Nicole Pinnock

Personal information
- Full name: Nicole Alicia Aiken-Pinnock (Née: Aiken)
- Born: 11 December 1985 (age 40)
- Occupation: Lecturer
- Height: 6 ft 2 in (1.88 m)
- Relative: Romelda Aiken (sister)
- School: Clarendon College
- University: G.C. Foster College Lamar University

Netball career
- Playing positions: GK, GD
- Years: Club team / Apps
- 2017-present: Sirens (netball)
- 2004-2016: Clarendon Gators
- Years: National team / Caps
- 2006–present: Jamaica

Medal record
Representing Jamaica
World Netball Championships
| Bronze medal – third place | 2007 Auckland | Netball |
Commonwealth Games
| Bronze medal – third place | 2014 Glasgow | Netball |
World Netball Series
| Silver medal – second place | 2009 Manchester | Fastnet |
| Bronze medal – third place | 2010 Liverpool | Fastnet |

= Nicole Aiken-Pinnock =

Jamaican netball player (born 1985)

Nicole Alicia Aiken-Pinnock (née Aiken; born 11 December 1985) is a Jamaican netball player.

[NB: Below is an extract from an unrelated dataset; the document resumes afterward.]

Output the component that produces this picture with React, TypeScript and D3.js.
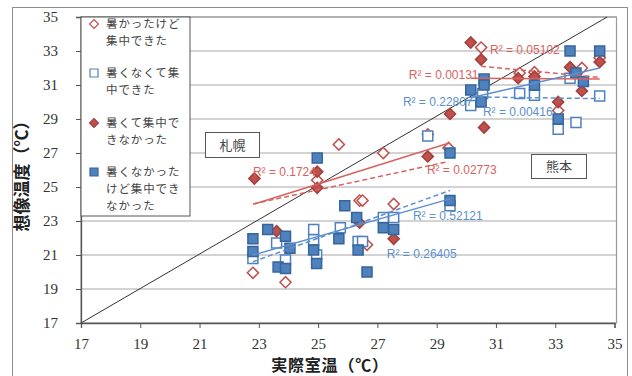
import React, { useEffect, useRef } from 'react'
import * as d3 from 'd3'

// 暑かったけど集中できた (open red diamond)
const hotOkX = [22.8, 23.9, 24.97, 25.7, 27.2, 28.7, 29.4, 26.4, 26.5, 27.55, 26.65, 30.5, 31.8, 32.3, 33.9, 34.5, 33.1]
const hotOkY = [19.95, 19.4, 25.4, 27.5, 27.0, 28.1, 27.3, 24.2, 24.2, 24.0, 21.6, 33.2, 31.7, 31.75, 32.0, 32.6, 29.5]

// 暑くなくて集中できた (open blue square)
const coolOkX = [22.8, 23.6, 23.9, 24.85, 24.85, 24.95, 25.75, 26.35, 26.5, 27.2, 27.55, 28.7, 29.45, 30.15, 30.55, 31.8, 32.3, 33.5, 33.1, 33.7, 34.5]
const coolOkY = [20.8, 21.7, 20.7, 22.5, 21.9, 21.0, 22.6, 21.8, 21.8, 23.2, 23.2, 28.0, 23.9, 29.8, 30.5, 30.5, 30.4, 31.4, 28.4, 28.8, 30.35]

// 暑くて集中できなかった (filled red diamond)
const hotNgX = [22.85, 24.97, 24.97, 28.7, 26.4, 23.6, 27.55, 29.45, 30.15, 30.5, 30.6, 31.75, 32.3, 33.5, 33.9, 34.5, 33.1]
const hotNgY = [25.5, 25.9, 24.95, 26.8, 22.9, 22.4, 21.95, 29.3, 33.5, 32.5, 28.5, 31.4, 31.5, 32.05, 30.65, 32.35, 30.0]

// 暑くなかったけど集中できなかった (filled blue square)
const coolNgX = [22.8, 22.8, 23.3, 23.9, 24.05, 23.65, 23.9, 24.85, 24.95, 24.97, 25.7, 25.9, 26.3, 26.35, 26.65, 27.2, 27.55, 29.45, 29.45,
  30.15, 30.6, 30.6, 30.5, 32.3, 33.5, 33.7, 33.95, 34.5, 33.1]
const coolNgY = [21.95, 21.2, 22.5, 22.1, 21.4, 20.3, 20.2, 21.3, 20.5, 26.7, 21.95, 23.9, 23.2, 21.3, 20.0, 22.6, 22.5, 24.2, 27.0,
  30.7, 31.35, 31.0, 30.0, 31.0, 33.0, 31.7, 31.2, 33.0, 29.0]

// trend lines: [x0, y0, x1, y1]
const trendSeries = ['hotNg', 'hotOk', 'coolNg', 'coolOk', 'hotOk', 'hotNg', 'coolNg', 'coolOk']
const trendEnds = [
  [22.85, 24.0, 29.45, 27.6],
  [22.8, 24.0, 29.4, 26.5],
  [22.8, 21.0, 29.45, 24.3],
  [22.8, 20.6, 29.45, 24.8],
  [30.5, 32.1, 34.5, 31.45],
  [30.15, 31.4, 34.5, 31.35],
  [30.15, 30.25, 34.5, 32.0],
  [30.15, 30.3, 34.5, 30.2],
]
const r2Labels = ['R² = 0.1724', 'R² = 0.02773', 'R² = 0.26405', 'R² = 0.52121', 'R² = 0.05102', 'R² = 0.00131', 'R² = 0.22807', 'R² = 0.00416']
const r2At = [[22.8, 25.88], [28.67, 26.0], [27.32, 21.1], [28.2, 23.3], [30.8, 33.1], [28.06, 31.6], [27.86, 30.0], [30.56, 29.4]]

// y = x reference line
const refLine = [[17, 17], [34.75, 35]]

const ticks = [17, 19, 21, 23, 25, 27, 29, 31, 33, 35]

const legendItems = [
  { key: 'hotOk', lines: ['暑かったけど', '集中できた'] },
  { key: 'coolOk', lines: ['暑くなくて集', '中できた'] },
  { key: 'hotNg', lines: ['暑くて集中で', 'きなかった'] },
  { key: 'coolNg', lines: ['暑くなかった', 'けど集中でき', 'なかった'] },
]

const RED = '#c0504d'
const BLUE = '#4f81bd'
const styles = {
  hotOk: { shape: 'diamond', fill: '#fff', stroke: RED, line: '#d9625e', dash: '5,3' },
  coolOk: { shape: 'square', fill: '#fff', stroke: BLUE, line: '#5b8fd0', dash: '5,3' },
  hotNg: { shape: 'diamond', fill: RED, stroke: '#a23f3c', line: '#d9625e', dash: null },
  coolNg: { shape: 'square', fill: BLUE, stroke: '#35659c', line: '#5b8fd0', dash: null },
}

const serif = '"Liberation Serif", "Times New Roman", serif'
const jp = '"Noto Sans CJK JP", sans-serif'

export default function App() {
  const svgRef = useRef(null)

  useEffect(() => {
    const W = 632
    const H = 376
    const svg = d3.select(svgRef.current)
    svg.selectAll('*').remove()

    const x = d3.scaleLinear().domain([17, 35]).range([81, 614.5])
    const y = d3.scaleLinear().domain([17, 35]).range([323, 17])

    svg.append('rect').attr('width', W).attr('height', H).attr('fill', '#fff')
    // outer chart frame
    svg.append('rect').attr('x', 12.5).attr('y', 7.5).attr('width', 615).attr('height', 400)
      .attr('fill', 'none').attr('stroke', '#8c8c8c').attr('stroke-width', 1)

    // gridlines
    svg.append('g').selectAll('line').data(ticks.slice(1)).join('line')
      .attr('x1', x(17)).attr('x2', 616.5)
      .attr('y1', d => y(d)).attr('y2', d => y(d))
      .attr('stroke', '#c4c4c4').attr('stroke-width', 1.5)

    // plot area border
    svg.append('rect').attr('x', x(17)).attr('y', y(35)).attr('width', 616.5 - x(17)).attr('height', y(17) - y(35))
      .attr('fill', 'none').attr('stroke', '#9a9a9a').attr('stroke-width', 1.2)

    // axes
    const xAxis = d3.axisBottom(x).tickValues(ticks).tickSize(5).tickPadding(10).tickFormat(d3.format('d'))
    const gx = svg.append('g').attr('transform', `translate(0, ${y(17)})`).call(xAxis)
    const yAxis = d3.axisLeft(y).tickValues(ticks).tickSize(5).tickPadding(18).tickFormat(d3.format('d'))
    const gy = svg.append('g').attr('transform', `translate(${x(17)}, 0)`).call(yAxis)
    ;[gx, gy].forEach(g => {
      g.select('.domain').attr('stroke', '#555').attr('stroke-width', 1.3)
      g.selectAll('.tick line').attr('stroke', '#555')
      g.selectAll('.tick text').attr('font-family', serif).attr('font-size', 15).attr('fill', '#333')
    })

    // y = x line
    svg.append('path')
      .attr('d', d3.line().x(d => x(d[0])).y(d => y(d[1]))(refLine))
      .attr('stroke', '#333').attr('stroke-width', 1).attr('fill', 'none')

    // markers
    const squarePath = d3.symbol(d3.symbolSquare, 100)()
    const diamondPath = d3.symbol(d3.symbolSquare, 62)()
    const series = [
      { key: 'hotOk', xs: hotOkX, ys: hotOkY },
      { key: 'coolOk', xs: coolOkX, ys: coolOkY },
      { key: 'hotNg', xs: hotNgX, ys: hotNgY },
      { key: 'coolNg', xs: coolNgX, ys: coolNgY },
    ]
    const drawMarker = (sel, key) => {
      const s = styles[key]
      sel.attr('d', s.shape === 'square' ? squarePath : diamondPath)
        .attr('fill', s.fill).attr('stroke', s.stroke).attr('stroke-width', 1.5)
    }
    series.forEach(s => {
      svg.append('g').selectAll('path').data(s.xs.map((v, i) => [v, s.ys[i]])).join('path')
        .attr('transform', d => `translate(${x(d[0])},${y(d[1])})${styles[s.key].shape === 'diamond' ? ' rotate(45)' : ''}`)
        .call(drawMarker, s.key)
    })

    // trend lines
    svg.append('g').selectAll('line').data(trendEnds).join('line')
      .attr('x1', d => x(d[0])).attr('y1', d => y(d[1]))
      .attr('x2', d => x(d[2])).attr('y2', d => y(d[3]))
      .attr('stroke', (d, i) => styles[trendSeries[i]].line)
      .attr('stroke-dasharray', (d, i) => styles[trendSeries[i]].dash)
      .attr('stroke-width', 1.5)

    svg.append('g').selectAll('text').data(r2Labels).join('text')
      .attr('x', (d, i) => x(r2At[i][0])).attr('y', (d, i) => y(r2At[i][1]))
      .attr('dy', '0.35em')
      .attr('font-family', '"Liberation Sans", Arial, sans-serif').attr('font-size', 12)
      .attr('fill', (d, i) => styles[trendSeries[i]].line)
      .text(d => d)

    // city labels
    const cities = [{ name: '札幌', x: 205.5, y: 132.5, w: 54, h: 25 }, { name: '熊本', x: 531.5, y: 154.5, w: 55, h: 24 }]
    cities.forEach(c => {
      svg.append('rect').attr('x', c.x).attr('y', c.y).attr('width', c.w).attr('height', c.h)
        .attr('fill', '#fff').attr('stroke', '#555')
      svg.append('text').attr('x', c.x + c.w / 2).attr('y', c.y + c.h / 2).attr('dy', '0.35em')
        .attr('text-anchor', 'middle').attr('font-family', jp).attr('font-size', 13).attr('fill', '#444')
        .text(c.name)
    })

    // legend
    const lg = svg.append('g')
    lg.append('rect').attr('x', 81).attr('y', 17).attr('width', 109).attr('height', 199)
      .attr('fill', '#fff').attr('stroke', '#555')
    const rowTop = [24, 73, 123, 172]
    legendItems.forEach((it, i) => {
      const s = styles[it.key]
      lg.append('path').attr('transform', `translate(94,${rowTop[i]})${s.shape === 'diamond' ? ' rotate(45) scale(0.8)' : ' scale(0.8)'}`)
        .call(drawMarker, it.key)
      it.lines.forEach((t, j) => {
        lg.append('text').attr('x', 106).attr('y', rowTop[i] + j * 17).attr('dy', '0.35em')
          .attr('font-family', jp).attr('font-size', 11.5).attr('letter-spacing', 0.9)
          .attr('fill', '#444').text(t)
      })
    })

    // axis titles
    svg.append('text').attr('x', 330).attr('y', 365.5).attr('dy', '0.35em').attr('text-anchor', 'middle')
      .attr('font-family', jp).attr('font-weight', 700).attr('font-size', 16).attr('letter-spacing', 0.8).attr('fill', '#222')
      .text('実際室温（℃）')
    svg.append('text').attr('transform', 'translate(22,172) rotate(-90)').attr('dy', '0.35em').attr('text-anchor', 'middle')
      .attr('font-family', jp).attr('font-weight', 700).attr('font-size', 17).attr('fill', '#222')
      .text('想像温度（℃）')
  }, [])

  return (
    <svg ref={svgRef} width={632} height={376} style={{ position: 'absolute', left: 0, top: 0 }}></svg>
  )
}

Pinnock started playing international representative netball as early as 2004, although she made her senior debut in the Jamaica national team, the Sunshine Girls, at the 2006 Commonwealth Games in Melbourne. In 2007, Pinnock received a four-year scholarship to play basketball with Lamar University in Texas, where she played center for the Cardinals. However, in 2008 it was reported that Pinnock had given up the scholarship and returned to her first college, G.C. Foster.

Pinnock currently plays netball for the Sunshine Girls at international level, and for Sirens (netball) in the Netball Superleague. She captained the team to bronze at the 2014 Commonwealth Games.